BEGIN

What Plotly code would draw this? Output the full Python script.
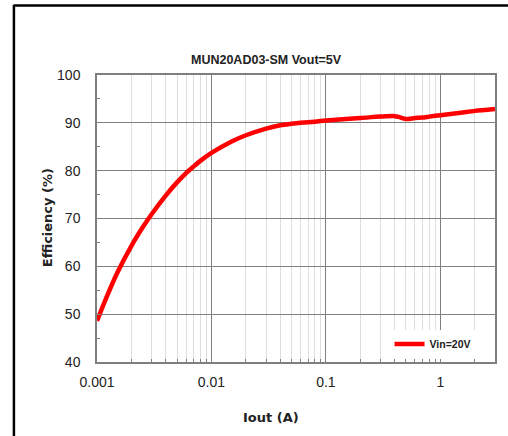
import numpy as np
import plotly.graph_objects as go

iout = [0.001, 0.0012, 0.0015, 0.002, 0.0025, 0.003, 0.004, 0.005, 0.006, 0.007,
        0.008, 0.01, 0.015, 0.02, 0.03, 0.04, 0.05, 0.06, 0.08, 0.1, 0.15, 0.2,
        0.3, 0.4, 0.45, 0.5, 0.6, 0.7, 0.8, 1.0, 1.5, 2.0, 3.0]
eff_vin20 = [48.6, 53.3, 58.6, 64.3, 68.1, 70.9, 74.85, 77.55, 79.5, 80.9,
             82.05, 83.7, 86.1, 87.4, 88.8, 89.5, 89.8, 90.0, 90.25, 90.47, 90.8, 91.0,
             91.3, 91.4, 91.1, 90.8, 91.0, 91.1, 91.3, 91.6, 92.1, 92.5, 92.9]

x_tickvals = [0.001, 0.01, 0.1, 1]
x_ticktext = ["0.001", "0.01", "0.1", "1"]
series_name = "Vin=20V"
title_text = "MUN20AD03-SM Vout=5V"
x_title = "Iout (A)"
y_title = "Efficiency (%)"

W, H = 508, 436
L, R, T, B = 97, 11, 75, 74
pw, ph = W - L - R, H - T - B

def px_x(p):
    return (p - L) / pw

def px_y(p):
    return (H - B - p) / ph

fig = go.Figure()
fig.add_trace(go.Scatter(
    x=iout, y=eff_vin20, mode="lines", name=series_name,
    line=dict(color="#ff0000", width=4.5, shape="spline", smoothing=0.7),
))

axis_col = "#7f7f7f"
fig.update_layout(
    width=W, height=H,
    margin=dict(l=L, r=R, t=T, b=B),
    paper_bgcolor="white", plot_bgcolor="white",
    font=dict(family="Liberation Sans, Arial, sans-serif", color="#222222", size=14),
    showlegend=True,
    legend=dict(
        x=px_x(391), y=px_y(344), xanchor="left", yanchor="middle",
        bgcolor="white", borderwidth=0,
        font=dict(family="Liberation Sans, Arial, sans-serif", size=10.5, color="#222222", weight="bold"),
        itemwidth=30,
    ),
    xaxis=dict(
        type="log", range=[-3, np.log10(3)],
        tickvals=x_tickvals, ticktext=x_ticktext,
        showline=True, linecolor=axis_col, linewidth=1.5, mirror=True,
        showgrid=True, gridcolor="#808080", gridwidth=1,
        ticks="inside", ticklen=4, tickcolor=axis_col,
        ticklabelstandoff=6,
        minor=dict(showgrid=True, gridcolor="#dedede", gridwidth=1,
                   ticks="inside", ticklen=3, tickcolor=axis_col, dtick="D1"),
        zeroline=False,
        tickfont=dict(size=14),
    ),
    yaxis=dict(
        range=[40, 100], dtick=10,
        showline=True, linecolor=axis_col, linewidth=1.5, mirror=True,
        showgrid=True, gridcolor="#808080", gridwidth=1,
        ticks="inside", ticklen=4, tickcolor=axis_col,
        ticklabelstandoff=12,
        minor=dict(dtick=5, ticks="inside", ticklen=3, tickcolor=axis_col, showgrid=False),
        zeroline=False,
        tickfont=dict(size=14),
    ),
)

fig.add_annotation(text="<b>" + title_text + "</b>", xref="paper", yref="paper",
                   x=px_x(267), y=px_y(60), xanchor="center", yanchor="middle",
                   showarrow=False,
                   font=dict(family="Liberation Sans, Arial, sans-serif", size=12.5, color="#222222"))
fig.add_annotation(text="<b>" + y_title + "</b>", xref="paper", yref="paper",
                   x=px_x(47), y=px_y(218), xanchor="center", yanchor="middle",
                   textangle=-90, showarrow=False,
                   font=dict(family="DejaVu Sans, Verdana, sans-serif", size=13, color="#222222"))
fig.add_annotation(text="<b>" + x_title + "</b>", xref="paper", yref="paper",
                   x=px_x(272), y=px_y(417), xanchor="center", yanchor="middle",
                   showarrow=False,
                   font=dict(family="DejaVu Sans, Verdana, sans-serif", size=13, color="#222222"))

# outer frame (top and left edges visible)
fig.add_shape(type="line", xref="paper", yref="paper",
              x0=px_x(13), x1=px_x(520), y0=px_y(5.5), y1=px_y(5.5),
              line=dict(color="black", width=2.5))
fig.add_shape(type="line", xref="paper", yref="paper",
              x0=px_x(13.5), x1=px_x(13.5), y0=px_y(5), y1=px_y(450),
              line=dict(color="black", width=2.5))

fig.write_html("out.html",
               config={"displayModeBar": False},
               post_script="document.body.style.margin='0';document.body.style.overflow='hidden';")
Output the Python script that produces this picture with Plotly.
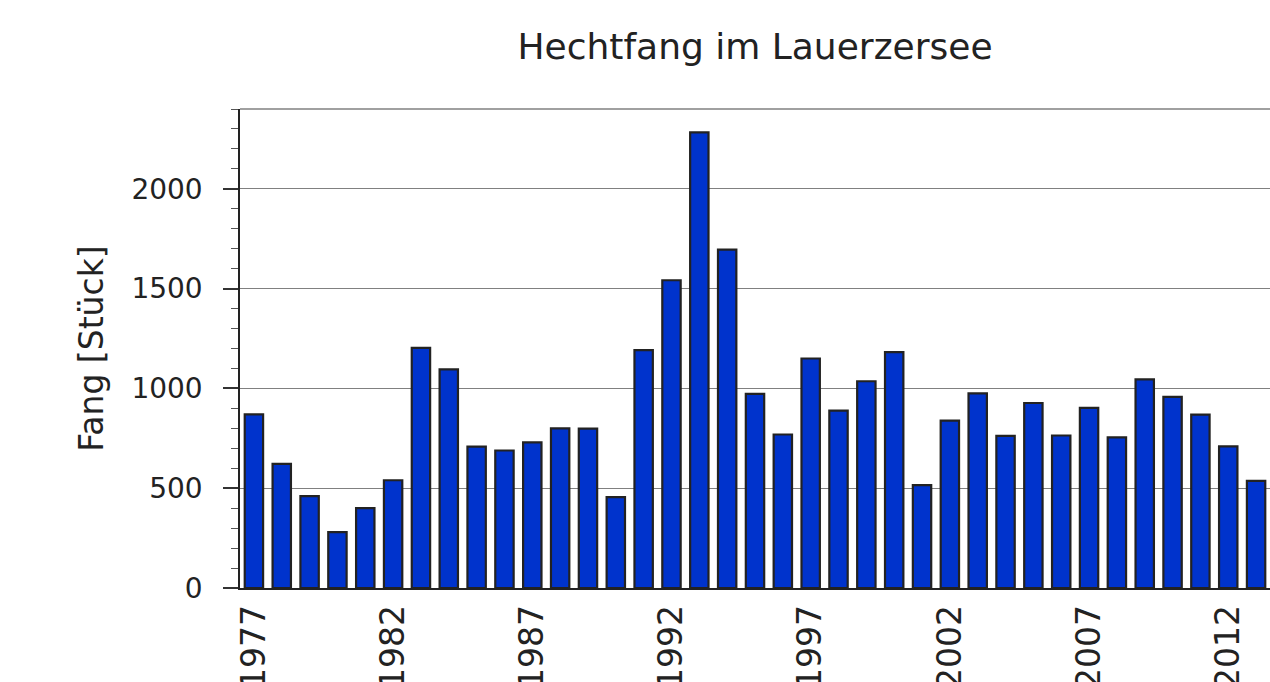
import plotly.graph_objects as go

years = list(range(1977, 2014))
catch = [870, 622, 460, 280, 400, 540, 1203, 1095, 708, 689, 730, 800, 799,
         455, 1192, 1542, 2283, 1695, 973, 769, 1150, 889, 1036, 1182, 515,
         839, 975, 762, 927, 764, 903, 755, 1045, 958, 869, 710, 537]

title_text = "Hechtfang im Lauerzersee"
y_title = "Fang [Stück]"
y_ticks = [0, 500, 1000, 1500, 2000]
x_ticks = list(range(1977, 2014, 5))

font_family = "DejaVu Sans"
text_color = "#222222"

W, H = 1270, 682

fig = go.Figure()
fig.add_trace(go.Bar(
    x=years, y=catch,
    marker=dict(color="#0033cc", line=dict(color="#222222", width=2.2)),
    hoverinfo="x+y",
))

fig.update_layout(
    width=W, height=H,
    margin=dict(l=240, r=0, t=109, b=94, autoexpand=False),
    paper_bgcolor="white", plot_bgcolor="white",
    bargap=0.34,
    showlegend=False,
    font=dict(family=font_family, color=text_color, size=26),
    title=dict(text=title_text, x=755 / W, xanchor="center",
               y=1 - 46 / H, yanchor="middle", automargin=False,
               font=dict(size=36, family=font_family, color=text_color)),
)

fig.update_xaxes(
    range=[1976.5, 2013.5],
    tickmode="array", tickvals=x_ticks, ticktext=[str(v) for v in x_ticks],
    tickangle=-90,
    ticks="", showgrid=False,
    showline=True, linecolor="#222222", linewidth=1.5,
    tickfont=dict(size=33, family=font_family, color=text_color),
    ticklabelstandoff=2,
    zeroline=False, automargin=False,
)

fig.update_yaxes(
    range=[0, 2400],
    tickmode="array", tickvals=y_ticks,
    ticks="outside", ticklen=15, tickwidth=1.5, tickcolor="#333333",
    minor=dict(dtick=100, tick0=0, ticks="outside", ticklen=7, tickwidth=1,
               tickcolor="#555555", showgrid=False),
    showgrid=True, gridcolor="#808080", gridwidth=1.2,
    showline=True, linecolor="#222222", linewidth=1.5,
    zeroline=False, automargin=False,
    tickfont=dict(size=28, family=font_family, color=text_color),
    ticklabelstandoff=15,
    title=dict(text=y_title, standoff=18,
               font=dict(size=33, family=font_family, color=text_color)),
)

# top frame line of the plot area
fig.add_shape(type="line", xref="paper", yref="y domain",
              x0=0, x1=1, y0=1, y1=1,
              line=dict(color="#808080", width=1.5))

fig.write_html(
    "out.html",
    config={"displayModeBar": False},
    post_script="document.body.style.margin='0';document.body.style.overflow='hidden';",
)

END

GOAL OF THE EXERCISE ▸ Restate each line of the records exactly; pictures do not belong in the copy.

THE RESULT ▸
What Plotly code would draw this? Output the full Python script.
import numpy as np
import plotly.graph_objects as go

iout = [0.001, 0.0012, 0.0015, 0.002, 0.0025, 0.003, 0.004, 0.005, 0.006, 0.007,
        0.008, 0.01, 0.015, 0.02, 0.03, 0.04, 0.05, 0.06, 0.08, 0.1, 0.15, 0.2,
        0.3, 0.4, 0.45, 0.5, 0.6, 0.7, 0.8, 1.0, 1.5, 2.0, 3.0]
eff_vin20 = [48.6, 53.3, 58.6, 64.3, 68.1, 70.9, 74.85, 77.55, 79.5, 80.9,
             82.05, 83.7, 86.1, 87.4, 88.8, 89.5, 89.8, 90.0, 90.25, 90.47, 90.8, 91.0,
             91.3, 91.4, 91.1, 90.8, 91.0, 91.1, 91.3, 91.6, 92.1, 92.5, 92.9]

x_tickvals = [0.001, 0.01, 0.1, 1]
x_ticktext = ["0.001", "0.01", "0.1", "1"]
series_name = "Vin=20V"
title_text = "MUN20AD03-SM Vout=5V"
x_title = "Iout (A)"
y_title = "Efficiency (%)"

W, H = 508, 436
L, R, T, B = 97, 11, 75, 74
pw, ph = W - L - R, H - T - B

def px_x(p):
    return (p - L) / pw

def px_y(p):
    return (H - B - p) / ph

fig = go.Figure()
fig.add_trace(go.Scatter(
    x=iout, y=eff_vin20, mode="lines", name=series_name,
    line=dict(color="#ff0000", width=4.5, shape="spline", smoothing=0.7),
))

axis_col = "#7f7f7f"
fig.update_layout(
    width=W, height=H,
    margin=dict(l=L, r=R, t=T, b=B),
    paper_bgcolor="white", plot_bgcolor="white",
    font=dict(family="Liberation Sans, Arial, sans-serif", color="#222222", size=14),
    showlegend=True,
    legend=dict(
        x=px_x(391), y=px_y(344), xanchor="left", yanchor="middle",
        bgcolor="white", borderwidth=0,
        font=dict(family="Liberation Sans, Arial, sans-serif", size=10.5, color="#222222", weight="bold"),
        itemwidth=30,
    ),
    xaxis=dict(
        type="log", range=[-3, np.log10(3)],
        tickvals=x_tickvals, ticktext=x_ticktext,
        showline=True, linecolor=axis_col, linewidth=1.5, mirror=True,
        showgrid=True, gridcolor="#808080", gridwidth=1,
        ticks="inside", ticklen=4, tickcolor=axis_col,
        ticklabelstandoff=6,
        minor=dict(showgrid=True, gridcolor="#dedede", gridwidth=1,
                   ticks="inside", ticklen=3, tickcolor=axis_col, dtick="D1"),
        zeroline=False,
        tickfont=dict(size=14),
    ),
    yaxis=dict(
        range=[40, 100], dtick=10,
        showline=True, linecolor=axis_col, linewidth=1.5, mirror=True,
        showgrid=True, gridcolor="#808080", gridwidth=1,
        ticks="inside", ticklen=4, tickcolor=axis_col,
        ticklabelstandoff=12,
        minor=dict(dtick=5, ticks="inside", ticklen=3, tickcolor=axis_col, showgrid=False),
        zeroline=False,
        tickfont=dict(size=14),
    ),
)

fig.add_annotation(text="<b>" + title_text + "</b>", xref="paper", yref="paper",
                   x=px_x(267), y=px_y(60), xanchor="center", yanchor="middle",
                   showarrow=False,
                   font=dict(family="Liberation Sans, Arial, sans-serif", size=12.5, color="#222222"))
fig.add_annotation(text="<b>" + y_title + "</b>", xref="paper", yref="paper",
                   x=px_x(47), y=px_y(218), xanchor="center", yanchor="middle",
                   textangle=-90, showarrow=False,
                   font=dict(family="DejaVu Sans, Verdana, sans-serif", size=13, color="#222222"))
fig.add_annotation(text="<b>" + x_title + "</b>", xref="paper", yref="paper",
                   x=px_x(272), y=px_y(417), xanchor="center", yanchor="middle",
                   showarrow=False,
                   font=dict(family="DejaVu Sans, Verdana, sans-serif", size=13, color="#222222"))

# outer frame (top and left edges visible)
fig.add_shape(type="line", xref="paper", yref="paper",
              x0=px_x(13), x1=px_x(520), y0=px_y(5.5), y1=px_y(5.5),
              line=dict(color="black", width=2.5))
fig.add_shape(type="line", xref="paper", yref="paper",
              x0=px_x(13.5), x1=px_x(13.5), y0=px_y(5), y1=px_y(450),
              line=dict(color="black", width=2.5))

fig.write_html("out.html",
               config={"displayModeBar": False},
               post_script="document.body.style.margin='0';document.body.style.overflow='hidden';")
Output the Python script that produces this picture with Plotly.
import plotly.graph_objects as go

years = list(range(1977, 2014))
catch = [870, 622, 460, 280, 400, 540, 1203, 1095, 708, 689, 730, 800, 799,
         455, 1192, 1542, 2283, 1695, 973, 769, 1150, 889, 1036, 1182, 515,
         839, 975, 762, 927, 764, 903, 755, 1045, 958, 869, 710, 537]

title_text = "Hechtfang im Lauerzersee"
y_title = "Fang [Stück]"
y_ticks = [0, 500, 1000, 1500, 2000]
x_ticks = list(range(1977, 2014, 5))

font_family = "DejaVu Sans"
text_color = "#222222"

W, H = 1270, 682

fig = go.Figure()
fig.add_trace(go.Bar(
    x=years, y=catch,
    marker=dict(color="#0033cc", line=dict(color="#222222", width=2.2)),
    hoverinfo="x+y",
))

fig.update_layout(
    width=W, height=H,
    margin=dict(l=240, r=0, t=109, b=94, autoexpand=False),
    paper_bgcolor="white", plot_bgcolor="white",
    bargap=0.34,
    showlegend=False,
    font=dict(family=font_family, color=text_color, size=26),
    title=dict(text=title_text, x=755 / W, xanchor="center",
               y=1 - 46 / H, yanchor="middle", automargin=False,
               font=dict(size=36, family=font_family, color=text_color)),
)

fig.update_xaxes(
    range=[1976.5, 2013.5],
    tickmode="array", tickvals=x_ticks, ticktext=[str(v) for v in x_ticks],
    tickangle=-90,
    ticks="", showgrid=False,
    showline=True, linecolor="#222222", linewidth=1.5,
    tickfont=dict(size=33, family=font_family, color=text_color),
    ticklabelstandoff=2,
    zeroline=False, automargin=False,
)

fig.update_yaxes(
    range=[0, 2400],
    tickmode="array", tickvals=y_ticks,
    ticks="outside", ticklen=15, tickwidth=1.5, tickcolor="#333333",
    minor=dict(dtick=100, tick0=0, ticks="outside", ticklen=7, tickwidth=1,
               tickcolor="#555555", showgrid=False),
    showgrid=True, gridcolor="#808080", gridwidth=1.2,
    showline=True, linecolor="#222222", linewidth=1.5,
    zeroline=False, automargin=False,
    tickfont=dict(size=28, family=font_family, color=text_color),
    ticklabelstandoff=15,
    title=dict(text=y_title, standoff=18,
               font=dict(size=33, family=font_family, color=text_color)),
)

# top frame line of the plot area
fig.add_shape(type="line", xref="paper", yref="y domain",
              x0=0, x1=1, y0=1, y1=1,
              line=dict(color="#808080", width=1.5))

fig.write_html(
    "out.html",
    config={"displayModeBar": False},
    post_script="document.body.style.margin='0';document.body.style.overflow='hidden';",
)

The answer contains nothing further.